The company expects its 2013 net profit to drop 78.79 percent year-on-year to 212.7 million yuan ($35.2 million), and its revenue to increase 11.33 percent year-on-year to 4.06 billion yuan in 2013, according to the filing.

The company also said Thursday that it will issue up to 10 billion yuan worth of subordinated debt to add cash flow to the company, and will name Xue Feng, the company's former vice president, its new president.

Due to a trading error on August 16, the company sold some of its securities assets, which also resulted in losses in investment returns, the company said in the filing on Thursday.

During morning trading on August 16, a trade error caused by Everbright Securities' arbitrage system placed a buy order for more than 20 billion yuan of shares, which resulted in transactions worth 7.2 billion yuan.

The huge buy order of the company caused the Shanghai Composite Index to surge nearly 6 percent within minutes and then slump back to its previous level.

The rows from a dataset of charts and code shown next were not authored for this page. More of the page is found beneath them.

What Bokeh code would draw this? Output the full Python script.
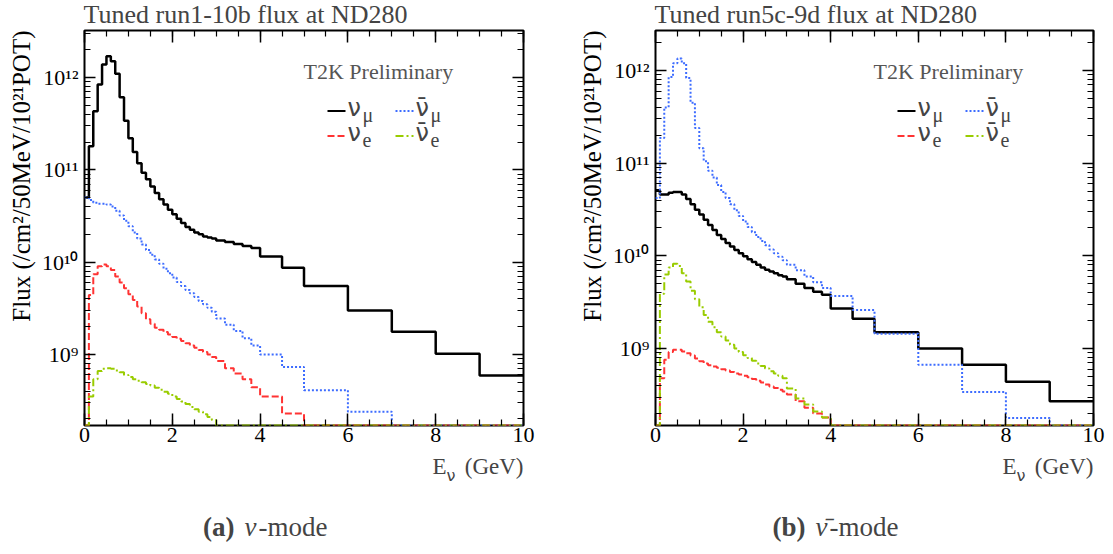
import numpy as np
from bokeh.plotting import figure
from bokeh.layouts import row, column
from bokeh.models import (Range1d, LogAxis, LinearAxis, LogTicker, SingleIntervalTicker,
                          CustomJSTickFormatter, Label, Arrow, Title)
from bokeh.embed import file_html
from bokeh.resources import INLINE

# ---------------- data ----------------
bin_edges = [0.0, 0.1, 0.2, 0.3, 0.4, 0.5, 0.6, 0.7, 0.8, 0.9,
             1.0, 1.1, 1.2, 1.3, 1.4, 1.5, 1.6, 1.7, 1.8, 1.9,
             2.0, 2.1, 2.2, 2.3, 2.4, 2.5, 2.6, 2.7, 2.8, 2.9,
             3.0, 3.2, 3.4, 3.6, 3.8, 4.0, 4.5, 5.0, 6.0, 7.0, 8.0, 9.0, 10.0]

# nu-mode (run1-10b)
fhc_numu = [5.0e10, 1.8e11, 4.3e11, 8.4e11, 1.38e12, 1.7e12, 1.5e12, 1.1e12, 6.1e11, 3.4e11,
            2.2e11, 1.56e11, 1.18e11, 9.3e10, 7.9e10, 6.6e10, 5.6e10, 4.8e10, 4.2e10, 3.7e10,
            3.3e10, 2.95e10, 2.65e10, 2.4e10, 2.25e10, 2.1e10, 2.0e10, 1.9e10, 1.85e10, 1.8e10,
            1.72e10, 1.65e10, 1.57e10, 1.5e10, 1.42e10,
            1.15e10, 8.7e9, 5.5e9, 3.0e9, 1.76e9, 1.02e9, 5.9e8]
fhc_numubar = [5.0e10, 4.7e10, 4.4e10, 4.3e10, 4.3e10, 4.2e10, 4.0e10, 3.6e10, 3.2e10, 2.8e10,
               2.45e10, 2.1e10, 1.8e10, 1.55e10, 1.35e10, 1.2e10, 1.07e10, 9.6e9, 8.5e9, 7.6e9,
               6.8e9, 6.1e9, 5.5e9, 5.0e9, 4.6e9, 4.2e9, 3.8e9, 3.5e9, 3.2e9, 2.9e9,
               2.45e9, 2.1e9, 1.8e9, 1.5e9, 1.25e9,
               1.0e9, 7.3e8, 4.1e8, 2.4e8, 1.2e8, 8.0e7, 5.0e7]
fhc_nue = [1.0e8, 4.4e9, 7.4e9, 9.0e9, 9.4e9, 9.0e9, 8.2e9, 7.0e9, 6.0e9, 5.2e9,
           4.5e9, 3.9e9, 3.3e9, 2.8e9, 2.4e9, 2.15e9, 1.95e9, 1.85e9, 1.75e9, 1.65e9,
           1.55e9, 1.48e9, 1.4e9, 1.32e9, 1.25e9, 1.18e9, 1.12e9, 1.06e9, 1.0e9, 9.4e8,
           8.5e8, 7.1e8, 6.2e8, 5.4e8, 4.4e8,
           3.5e8, 2.3e8, 1.2e8, 8.0e7, 5.0e7, 3.0e7, 2.0e7]
fhc_nuebar = [8.0e7, 3.5e8, 5.4e8, 6.6e8, 7.0e8, 7.1e8, 7.0e8, 6.7e8, 6.4e8, 6.0e8,
              5.7e8, 5.4e8, 5.2e8, 5.0e8, 4.8e8, 4.6e8, 4.35e8, 4.15e8, 3.95e8, 3.75e8,
              3.5e8, 3.3e8, 3.1e8, 2.9e8, 2.7e8, 2.55e8, 2.4e8, 2.25e8, 2.1e8, 1.95e8,
              1.6e8, 1.4e8, 1.2e8, 1.0e8, 9.0e7,
              7.0e7, 5.0e7, 3.0e7, 2.0e7, 1.0e7, 8.0e6, 5.0e6]

# antinu-mode (run5c-9d)
rhc_numu = [5.1e10, 4.6e10, 4.6e10, 4.8e10, 4.9e10, 4.9e10, 4.6e10, 4.1e10, 3.6e10, 3.15e10,
            2.8e10, 2.45e10, 2.15e10, 1.9e10, 1.68e10, 1.52e10, 1.38e10, 1.26e10, 1.16e10, 1.07e10,
            9.9e9, 9.2e9, 8.6e9, 8.0e9, 7.5e9, 7.1e9, 6.8e9, 6.5e9, 6.2e9, 6.0e9,
            5.6e9, 5.0e9, 4.5e9, 4.1e9, 3.8e9,
            2.7e9, 2.1e9, 1.5e9, 1.0e9, 6.7e8, 4.4e8, 2.7e8]
rhc_numubar = [4.2e10, 1.87e11, 4.0e11, 8.5e11, 1.2e12, 1.35e12, 1.2e12, 8.3e11, 4.5e11, 2.4e11,
               1.45e11, 1.05e11, 8.3e10, 7.0e10, 5.8e10, 4.9e10, 4.2e10, 3.6e10, 3.1e10, 2.7e10,
               2.35e10, 2.05e10, 1.8e10, 1.6e10, 1.45e10, 1.3e10, 1.17e10, 1.07e10, 9.8e9, 9.0e9,
               8.0e9, 7.0e9, 6.0e9, 5.2e9, 4.5e9,
               3.7e9, 2.6e9, 1.45e9, 6.7e8, 3.4e8, 1.78e8, 8.0e7]
rhc_nue = [8.0e7, 4.8e8, 7.6e8, 9.2e8, 9.7e8, 9.7e8, 9.3e8, 8.9e8, 8.4e8, 7.8e8,
           7.3e8, 6.9e8, 6.6e8, 6.4e8, 6.2e8, 6.0e8, 5.8e8, 5.6e8, 5.4e8, 5.25e8,
           5.1e8, 4.9e8, 4.7e8, 4.5e8, 4.3e8, 4.1e8, 3.9e8, 3.75e8, 3.6e8, 3.45e8,
           3.2e8, 2.7e8, 2.3e8, 2.0e8, 1.8e8,
           1.1e8, 9.0e7, 6.0e7, 4.0e7, 3.0e7, 2.0e7, 1.0e7]
rhc_nuebar = [8.0e7, 3.9e9, 6.3e9, 7.5e9, 8.2e9, 7.8e9, 6.5e9, 5.3e9, 4.2e9, 3.4e9,
              2.8e9, 2.3e9, 1.95e9, 1.7e9, 1.5e9, 1.35e9, 1.22e9, 1.1e9, 1.0e9, 9.2e8,
              8.5e8, 7.9e8, 7.4e8, 6.9e8, 6.5e8, 6.1e8, 5.7e8, 5.4e8, 5.1e8, 4.8e8,
              3.7e8, 2.9e8, 2.5e8, 2.1e8, 1.8e8,
              1.0e8, 7.0e7, 5.0e7, 3.0e7, 2.0e7, 1.0e7, 5.0e6]

x_ticks_interval = 2
titles = ["Tuned run1-10b flux at ND280", "Tuned run5c-9d flux at ND280"]
y_label = "Flux (/cm\u00b2/50MeV/10\u00b2\u00b9POT)"
prelim = "T2K Preliminary"

# ---------------- styles ----------------
SERIF = "Liberation Serif"
GREEK = "DejaVu Sans"
COL = {"numu": "black", "numubar": "#3d6cff", "nue": "#ff3333", "nuebar": "#99cc00"}
DASH = {"numu": "solid", "numubar": "2 2", "nue": "7 3", "nuebar": "8 3 2 3"}
WID = {"numu": 2.5, "numubar": 2, "nue": 2, "nuebar": 2}

TOP_H = 28      # title strip
FH = 395        # frame height
BOT = 28        # border below frame (tick labels)
PLOT_H = 2 + FH + BOT
CAP_H = 554 - TOP_H - PLOT_H   # caption strip

sup_fmt = CustomJSTickFormatter(code="""
const s = {'0':'\u2070','1':'\u00b9','2':'\u00b2','3':'\u00b3','4':'\u2074','5':'\u2075',
           '6':'\u2076','7':'\u2077','8':'\u2078','9':'\u2079','-':'\u207b'};
const e = Math.round(Math.log10(tick));
return '10' + String(e).split('').map(c => s[c]).join('');
""")
blank_fmt = CustomJSTickFormatter(code="return '';")


def style_axis(ax, major_in, minor_in, labels=True):
    ax.axis_line_color = None
    ax.major_tick_in = major_in
    ax.major_tick_out = 0
    ax.minor_tick_in = minor_in
    ax.minor_tick_out = 0
    ax.major_tick_line_color = "black"
    ax.minor_tick_line_color = "black"
    ax.major_tick_line_width = 1.5
    ax.minor_tick_line_width = 1.2
    if labels:
        ax.major_label_text_font = SERIF
        ax.major_label_text_font_size = "22px"
        ax.major_label_text_color = "black"
    else:
        ax.formatter = blank_fmt
        ax.major_label_text_font_size = "0px"
        ax.major_label_standoff = 0


def lab(p, x, y_base, text, size, **kw):
    """Place a label so that its alphabetic baseline sits at y_base (screen, from bottom)."""
    kw.setdefault("text_font", SERIF)
    mid = y_base + 0.34 * size
    p.add_layout(Label(x=x, y=mid, x_units="screen", y_units="screen", text=text,
                       text_font_size=f"{size}px", text_baseline="middle", **kw))


def strip(width, height):
    f = figure(width=width, height=height, x_range=Range1d(0, 1), y_range=Range1d(0, 1),
               output_backend="svg", toolbar_location=None, title=None,
               x_axis_location=None, y_axis_location=None, frame_align=False,
               min_border=0, min_border_left=0, min_border_right=0,
               min_border_top=0, min_border_bottom=0)
    f.outline_line_color = None
    f.grid.visible = False
    f.background_fill_color = "white"
    f.border_fill_color = "white"
    return f


def panel(width, bl, br, ylo, yhi, title, series, cap_tag, cap_nu):
    fw = width - bl - br
    # ---- title strip
    t = strip(width, TOP_H)
    lab(t, bl - 1, TOP_H - 23, title, 26)

    # ---- main plot
    p = figure(width=width, height=PLOT_H, title=None, x_range=Range1d(0, 10),
               y_range=Range1d(ylo, yhi), y_axis_type="log",
               output_backend="svg", toolbar_location=None, frame_align=False,
               min_border_left=bl, min_border_right=br, min_border_top=2,
               min_border_bottom=BOT)
    p.background_fill_color = "white"
    p.border_fill_color = "white"
    p.outline_line_color = "black"
    p.outline_line_width = 2
    p.xgrid.visible = False
    p.ygrid.visible = False

    p.xaxis[0].ticker = SingleIntervalTicker(interval=x_ticks_interval, num_minor_ticks=4)
    style_axis(p.xaxis[0], 12, 6)
    p.xaxis[0].major_label_standoff = 2
    p.yaxis[0].ticker = LogTicker(num_minor_ticks=10)
    p.yaxis[0].formatter = sup_fmt
    style_axis(p.yaxis[0], 11, 6)
    p.yaxis[0].major_label_standoff = 6

    top = LinearAxis(ticker=SingleIntervalTicker(interval=x_ticks_interval, num_minor_ticks=4))
    style_axis(top, 12, 6, labels=False)
    p.add_layout(top, "above")
    right = LogAxis(ticker=LogTicker(num_minor_ticks=10))
    style_axis(right, 11, 6, labels=False)
    p.add_layout(right, "right")

    p.add_layout(Title(text=y_label, align="right", text_font=SERIF, text_font_size="25px",
                       text_font_style="normal", text_color="black", standoff=7), "left")

    for key in ["numu", "numubar", "nue", "nuebar"]:
        vals = np.maximum(np.array(series[key]), ylo)
        ys = list(vals) + [vals[-1]]
        p.step(bin_edges, ys, mode="after", line_color=COL[key], line_width=WID[key],
               line_dash=DASH[key])

    # preliminary tag (baseline ~ 78 px from top)
    lab(p, fw - 220, FH + 30 - 78, prelim, 22, text_color="#555555")
    # legend
    base_y = [FH + 30 - 116, FH + 30 - 141]   # baselines of the nu glyphs
    cols_x = [fw - 196, fw - 128]
    items = [("numu", "\u03bd", "\u03bc", 0, 0), ("numubar", "\u03bd\u0304", "\u03bc", 0, 1),
             ("nue", "\u03bd", "e", 1, 0), ("nuebar", "\u03bd\u0304", "e", 1, 1)]
    for key, nu, sub, r, c in items:
        x0 = cols_x[c]
        yb = base_y[r]
        p.add_layout(Arrow(end=None, x_start=x0, y_start=yb + 5.5, x_end=x0 + 18, y_end=yb + 5.5,
                           start_units="screen", end_units="screen",
                           line_color=COL[key], line_width=2, line_dash=DASH[key]))
        lab(p, x0 + 20, yb, nu, 24, text_font=GREEK)
        lab(p, x0 + 35, yb - 5, sub, 20)

    # ---- caption strip (x label + sub-caption); strip spans 453..554 in page px
    c = strip(width, CAP_H)
    xr = bl + fw
    lab(c, xr, 554 - 474, "(GeV)", 23, text_align="right")
    lab(c, xr - 91, 554 - 474, "E", 23)
    lab(c, xr - 77, 554 - 480, "\u03bd", 16, text_font=GREEK)
    cx = bl + 150
    lab(c, cx, 554 - 536, cap_tag, 27, text_align="right", text_font_style="bold")
    lab(c, cx + 10, 554 - 536, cap_nu, 27, text_font_style="italic")
    lab(c, cx + 24, 554 - 536, "-mode", 27)
    return column(t, p, c)


p1 = panel(556, 84, 33, 1.70e8, 3.23e12, titles[0],
           {"numu": fhc_numu, "numubar": fhc_numubar, "nue": fhc_nue, "nuebar": fhc_nuebar},
           "(a)", "\u03bd")
p2 = panel(557, 99, 20, 1.48e8, 2.70e12, titles[1],
           {"numu": rhc_numu, "numubar": rhc_numubar, "nue": rhc_nue, "nuebar": rhc_nuebar},
           "(b)", "\u03bd\u0304")

layout = row(p1, p2)
open("out.html", "w").write(file_html(layout, INLINE))
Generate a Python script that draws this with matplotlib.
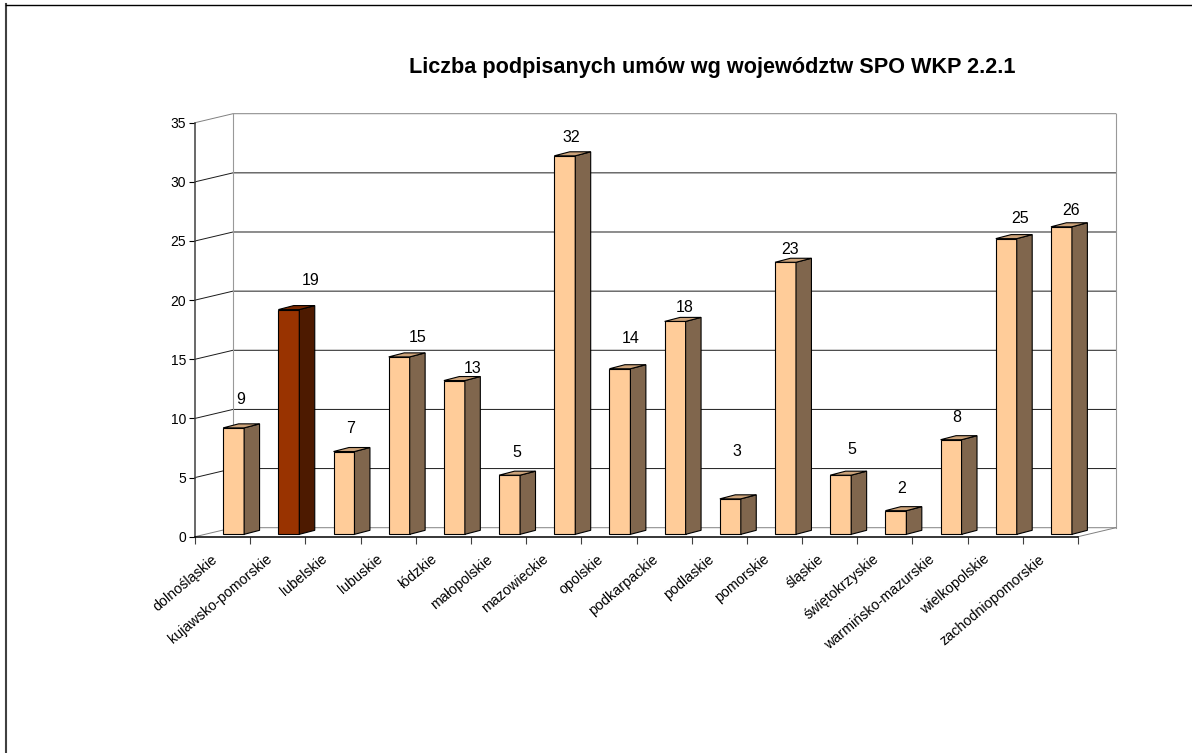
import matplotlib
matplotlib.use('Agg')
import matplotlib.pyplot as plt
from matplotlib.lines import Line2D
from matplotlib.patches import Polygon
from matplotlib.transforms import ScaledTranslation

plt.rcParams['font.family'] = ['Liberation Sans', 'DejaVu Sans']

wojewodztwa = ['dolnośląskie', 'kujawsko-pomorskie', 'lubelskie', 'lubuskie', 'łódzkie',
               'małopolskie', 'mazowieckie', 'opolskie', 'podkarpackie', 'podlaskie',
               'pomorskie', 'śląskie', 'świętokrzyskie', 'warmińsko-mazurskie',
               'wielkopolskie', 'zachodniopomorskie']
umowy = [9, 19, 7, 15, 13, 5, 32, 14, 18, 3, 23, 5, 2, 8, 25, 26]
y_ticks = [0, 5, 10, 15, 20, 25, 30, 35]
wyrozniony = 'kujawsko-pomorskie'

# label shifts in pixels, the original ones are placed rather unevenly
label_dx = [-3, 12, -3, 8, 8, -3, -3, 1, 0, -3, -5, 1, -4, -4, 4, 0]
label_dy = [28, 29, 23, 19, 12, 23, 18, 30, 14, 47, 13, 26, 22, 22, 20, 16]

W, H = 1192, 753
wall_dx, wall_dy = 0.688, 0.76   # depth of the back wall
bar_dx, bar_dy = 0.28, 0.34      # depth of one bar
bar_off, bar_w, bar_base = 0.51, 0.38, 0.2

fig = plt.figure(figsize=(W / 100, H / 100), dpi=100)
ax = fig.add_axes([195 / W, 1 - 536.7 / H, (1078 - 195) / W, (536.7 - 122.7) / H])
n = len(umowy)
ax.set_xlim(0, n)
ax.set_ylim(0, 35)

# frame around the picture, only top and left are visible
fig.add_artist(Line2D([6 / W, 6 / W], [0, 1 - 4 / H], color='#404040', lw=1.5))
fig.add_artist(Line2D([6 / W, 1], [1 - 4.5 / H, 1 - 4.5 / H], color='black', lw=1.0))

# wall and floor
for v in y_ticks:
    c = '#808080' if v in (0, 35) else '#1a1a1a'
    ax.plot([0, wall_dx, n + wall_dx], [v, v + wall_dy, v + wall_dy], color=c, lw=0.7,
            clip_on=False, zorder=1)
ax.plot([wall_dx, wall_dx], [wall_dy, 35 + wall_dy], color='#999999', lw=0.8, clip_on=False, zorder=1)
ax.plot([n + wall_dx, n + wall_dx], [wall_dy, 35 + wall_dy], color='#999999', lw=0.8, clip_on=False, zorder=1)
ax.plot([n, n + wall_dx], [0, wall_dy], color='#808080', lw=0.7, clip_on=False, zorder=1)

# bars
for i, (name, v) in enumerate(zip(wojewodztwa, umowy)):
    if name == wyrozniony:
        front, side, top = '#993300', '#4d1a00', '#7a2900'
    else:
        front, side, top = '#ffcc99', '#80664d', '#cca37a'
    x0 = i + bar_off
    x1 = x0 + bar_w
    y0 = bar_base
    y1 = bar_base + v
    ax.add_patch(Polygon([(x0, y0), (x1, y0), (x1, y1), (x0, y1)], fc=front, ec='black', lw=0.8, zorder=3, clip_on=False))
    ax.add_patch(Polygon([(x1, y0), (x1 + bar_dx, y0 + bar_dy), (x1 + bar_dx, y1 + bar_dy), (x1, y1)],
                         fc=side, ec='black', lw=0.8, zorder=3, clip_on=False))
    ax.add_patch(Polygon([(x0, y1), (x1, y1), (x1 + bar_dx, y1 + bar_dy), (x0 + bar_dx, y1 + bar_dy)],
                         fc=top, ec='black', lw=0.8, zorder=3, clip_on=False))
    ax.annotate(str(v), (x0 + bar_w / 2 + bar_dx / 2 + 0.04, y1), xytext=(label_dx[i], label_dy[i]),
                textcoords='offset pixels', ha='center', va='center', fontsize=11.5, zorder=4)

for s in ('top', 'right'):
    ax.spines[s].set_visible(False)
ax.spines['left'].set_color('#404040')
ax.spines['left'].set_linewidth(1.1)
ax.spines['bottom'].set_color('black')
ax.spines['bottom'].set_linewidth(1.1)
ax.spines['bottom'].set_zorder(5)

ax.set_yticks(y_ticks)
ax.tick_params(axis='y', length=4.5, width=0.8, pad=2, labelsize=10)
ax.set_xticks(range(n + 1))
ax.set_xticklabels([])
ax.tick_params(axis='x', which='major', length=5, width=0.8, color='#404040')
ax.set_xticks([i + 0.5 for i in range(n)], minor=True)
ax.set_xticklabels(wojewodztwa, minor=True, rotation=40, ha='right', va='top',
                   rotation_mode='anchor', fontsize=10.3)
ax.tick_params(axis='x', which='minor', length=0, pad=11)
for lab in ax.get_xticklabels(minor=True):
    lab.set_transform(lab.get_transform() + ScaledTranslation(-12 / 100, 0, fig.dpi_scale_trans))

fig.text(712.5 / W, 1 - 67 / H, 'Liczba podpisanych umów wg województw SPO WKP 2.2.1',
         ha='center', va='center', fontsize=15.6, fontweight='bold')

fig.savefig('out.png', dpi=100)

Shortly after the trading error during the day, the company sold 1.85 billion yuan worth of stocks as exchange-traded funds (ETF) and short sold 7,130 futures contracts, in hopes to offset losses.

In November, China Securities Regulatory Commission fined Everbright Securities a record 523 million yuan for the trading error and the company's "insider trading" behavior after the error.

Four senior executives of the company, including the then-president Xu Haoming, who resigned after the August trading error, were barred from the stock market for life, and each of the executives was fined 600,000 yuan by the securities authority.